# After a fresh instill, ATiTool no longer works correctly



## james.miller (Oct 26, 2006)

Hello everybody! This is my first post so be gentle with me lol

Anyway, due to a woeful lack of funds I've had to make do with my on-board video for a while now. You guys no how bad on-board is lol, so  i clocked the life out of it (its an ATi xpress200 board) just so i could play games a little better. Before the format, everything was fine. After a format and fresh install, everything works except I can no longer 'clock the on-board video


i need this lol, clocking it from 350mhz to 460 made at least some difference in gaming, but now ATi tool isn't doing anything. I've tried different version, different drivers....nothing - it doesn't even detect a gpu. I really don't know what i've missed that's causing this.
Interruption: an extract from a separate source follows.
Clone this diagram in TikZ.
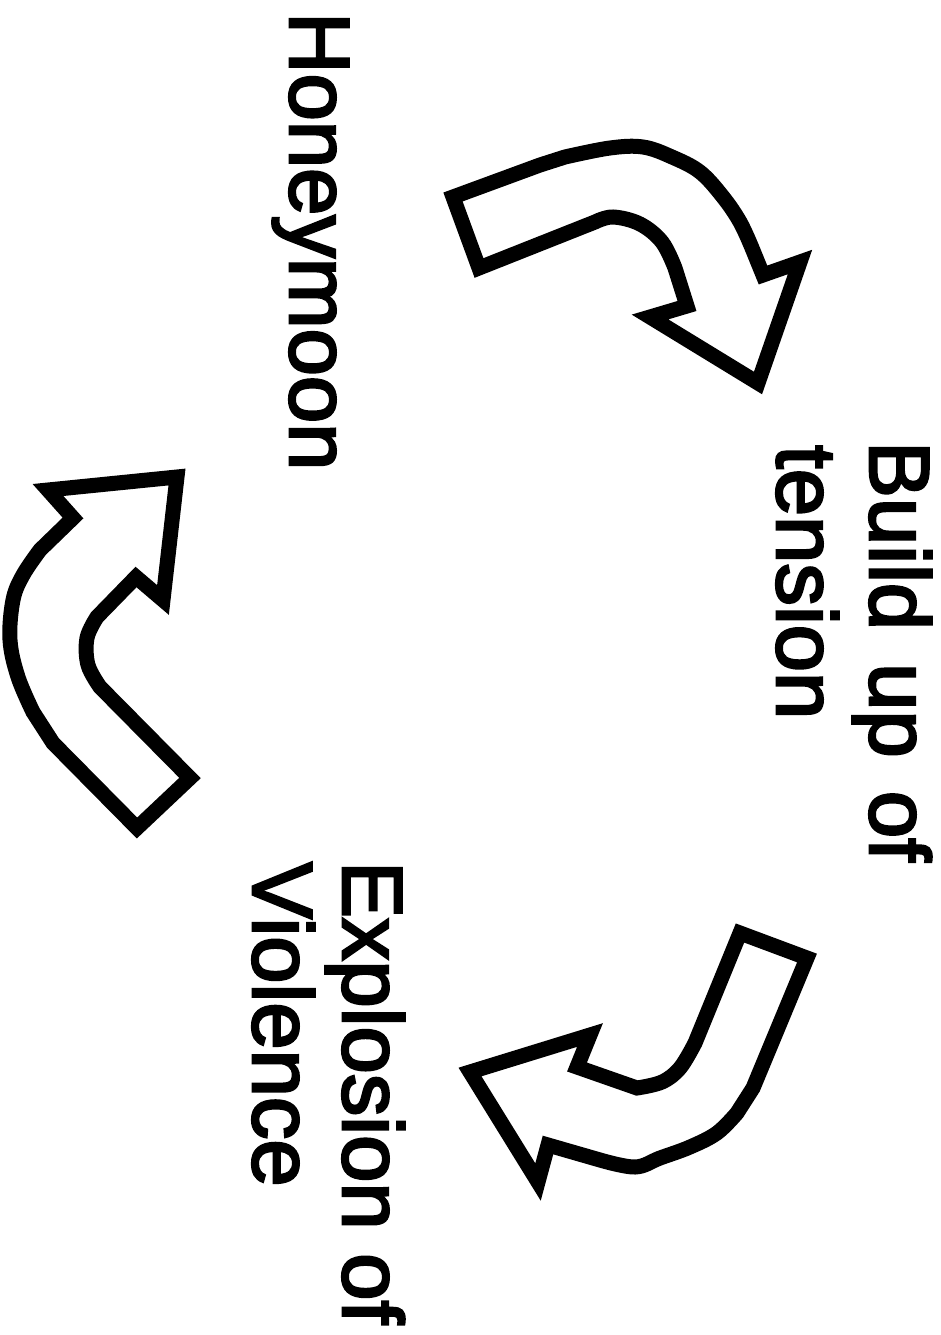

Does anybody have any ideas? 

cheers,
James.


----------



## Deleted member 3 (Oct 26, 2006)

I never worked with ATi IGPs though there might be a lock which has to be disabled.
Also, you might want to tell us what driverversion and what version of ATiTool you are using.


----------



## james.miller (Oct 26, 2006)

yeah possibly. I've tried the official 0.24, beta 14 and 15. i've tried the cat6.8, 6.9 and 6.10's as well. currently get .25beta15 and cat6.10 installed.
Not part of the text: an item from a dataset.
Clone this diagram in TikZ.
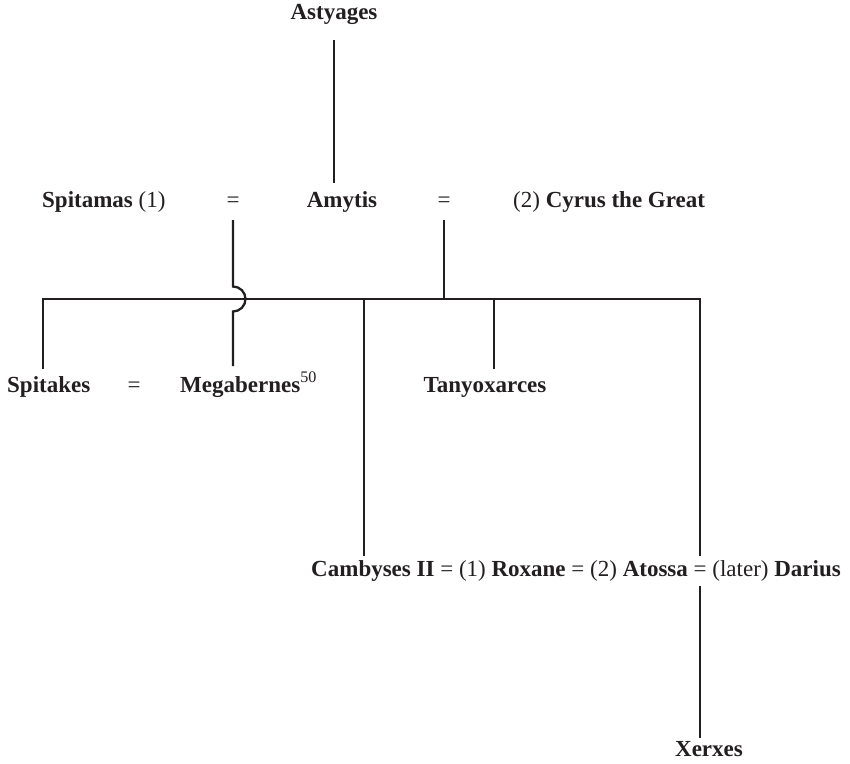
\documentclass[tikz,border=0pt]{standalone}
\usepackage{fontspec}
\setmainfont{Liberation Serif}
\begin{document}
\begin{tikzpicture}[x=1pt,y=-1pt,
  person/.style={font=\fontsize{23}{26}\selectfont\bfseries, inner sep=0pt, anchor=base, text=ink},
  plain/.style={font=\fontsize{23}{26}\selectfont, inner sep=0pt, anchor=base, text=ink},
  link/.style={line width=2.3pt, draw=ink}]
\definecolor{ink}{HTML}{231F20}
\useasboundingbox (0,0) rectangle (850,763);

% generation 1
\node[person] (astyages) at (334,19) {Astyages};

% generation 2
\node[person, anchor=base west] (spitamas) at (42,207) {Spitamas \textmd{(1)}};
\node[plain] (eqL) at (233,207) {=};
\node[person] (amytis) at (342,207) {Amytis};
\node[plain] (eqR) at (444,207) {=};
\node[plain, anchor=base west] (cyrus) at (513,207) {(2) \textbf{Cyrus the Great}};

% generation 3
\node[person, anchor=base west] (spitakes) at (7,392) {Spitakes};
\node[plain] (eqS) at (134,392) {=};
\node[person, anchor=base west] (megabernes) at (180,392)
  {Megabernes\textsuperscript{\textmd{50}}};
\node[person] (tanyox) at (485,392) {Tanyoxarces};
\node[plain] (marriages) at (576,576)
  {\textbf{Cambyses II} = (1) \textbf{Roxane} = (2) \textbf{Atossa} = (later) \textbf{Darius}};

% generation 4
\node[person] (xerxes) at (709,756) {Xerxes};

% junction points
\coordinate (astyB) at (334,40);
\coordinate (amyT) at (334,183);
\coordinate (eqLB) at (233,220);
\coordinate (eqRB) at (444,220);
\coordinate (barL) at (43,299);
\coordinate (barR) at (700,299);
\coordinate (bumpTop) at (233,286.5);
\coordinate (megT) at (233,366);
\coordinate (spkT) at (43,369);
\coordinate (tanT) at (494,369);
\coordinate (camT) at (364,556);
\coordinate (atoT) at (700,556);
\coordinate (atoB) at (700,586);
\coordinate (xerT) at (700,738);

% Astyages -> Amytis
\draw[link] (astyB) -- (amyT);
% Spitamas = Amytis -> Megabernes, hopping over the sibling bar
\draw[link] (eqLB) -- (bumpTop) arc[start angle=-90, end angle=90, radius=12.5] -- (megT);
% Amytis = Cyrus -> children
\draw[link] (eqRB) -- (eqRB |- barL);
\draw[link] (spkT) -- (barL) -- (barR) -- (atoT);
\draw[link] (camT) -- (camT |- barL);
\draw[link] (tanT) -- (tanT |- barL);
% Atossa = Darius -> Xerxes
\draw[link] (atoB) -- (xerT);
\end{tikzpicture}
\end{document}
The only difference i can think of right now is that i used to have an x800gto2 also, and atitool used to detect both fine. maybe having the card triggered a switch or something which i cant do now bacuse i have no card...


----------



## Mrgadget (Nov 14, 2006)

QUOTE{{{The only difference i can think of right now is that i used to have an x800gto2 also, and atitool used to detect both fine. maybe having the card triggered a switch or something which i cant do now bacuse i have no card...}}}

Hi there very strange as I have just hit this problem myself as I used to run an x800gto2 and now I am running a X1800XT it was running fine no problem? "so I thought" until I went to do a bench test today and noticed that the ati.25beta15 was running the card at stock and the bugger wont move from it? even though I had clocked my card up to Core 652 / Mem 752 and checked it was running correct at that time about 2 months ago now. 

So I am in the process of removing all the Drivers for my Card and will reinstall them later tonight.
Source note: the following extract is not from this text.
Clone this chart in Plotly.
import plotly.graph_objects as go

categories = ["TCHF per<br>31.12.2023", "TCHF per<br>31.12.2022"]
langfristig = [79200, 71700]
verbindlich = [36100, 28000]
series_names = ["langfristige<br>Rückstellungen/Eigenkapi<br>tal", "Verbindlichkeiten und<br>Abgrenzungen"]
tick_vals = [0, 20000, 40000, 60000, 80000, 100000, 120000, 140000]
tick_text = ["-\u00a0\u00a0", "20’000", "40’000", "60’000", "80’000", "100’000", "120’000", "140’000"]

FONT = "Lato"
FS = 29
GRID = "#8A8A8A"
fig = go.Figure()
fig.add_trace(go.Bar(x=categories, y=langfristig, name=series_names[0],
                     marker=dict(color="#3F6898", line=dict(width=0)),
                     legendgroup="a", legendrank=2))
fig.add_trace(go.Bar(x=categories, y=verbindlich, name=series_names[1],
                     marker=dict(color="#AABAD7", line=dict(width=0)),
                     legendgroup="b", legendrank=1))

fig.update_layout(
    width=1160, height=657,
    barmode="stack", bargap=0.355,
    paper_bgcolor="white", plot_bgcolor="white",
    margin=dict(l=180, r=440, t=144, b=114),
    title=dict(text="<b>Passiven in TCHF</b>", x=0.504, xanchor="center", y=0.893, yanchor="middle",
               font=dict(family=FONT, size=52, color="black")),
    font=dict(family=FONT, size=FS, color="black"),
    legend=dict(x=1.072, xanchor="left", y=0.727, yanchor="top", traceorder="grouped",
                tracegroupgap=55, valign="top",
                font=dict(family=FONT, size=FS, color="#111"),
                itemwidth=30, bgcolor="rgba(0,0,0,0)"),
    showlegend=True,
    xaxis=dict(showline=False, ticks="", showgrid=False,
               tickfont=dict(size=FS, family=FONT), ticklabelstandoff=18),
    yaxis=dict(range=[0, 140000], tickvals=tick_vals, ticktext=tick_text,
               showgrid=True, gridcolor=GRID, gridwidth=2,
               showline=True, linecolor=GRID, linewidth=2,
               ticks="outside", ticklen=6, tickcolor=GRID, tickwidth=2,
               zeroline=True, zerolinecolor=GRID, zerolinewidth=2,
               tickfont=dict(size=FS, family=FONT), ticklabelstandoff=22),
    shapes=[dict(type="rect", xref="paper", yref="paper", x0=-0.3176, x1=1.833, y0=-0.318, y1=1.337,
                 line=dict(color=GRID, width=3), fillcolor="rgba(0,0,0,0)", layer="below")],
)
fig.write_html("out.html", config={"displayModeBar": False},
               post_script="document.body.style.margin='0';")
You could also try the Systool to adjust your Card as it did work for me until I rebooted? its worth a shot.

Another thing I also noticed we have in common is the ATi xpress200 which is on board my ASROCK 775Twins-HDTV Ver.2 Hope that this has nothing to do with the problem we are having.

Cheers
THE ASROCK 775Twins-HDTV system is listed under my system specs on the left there.


----------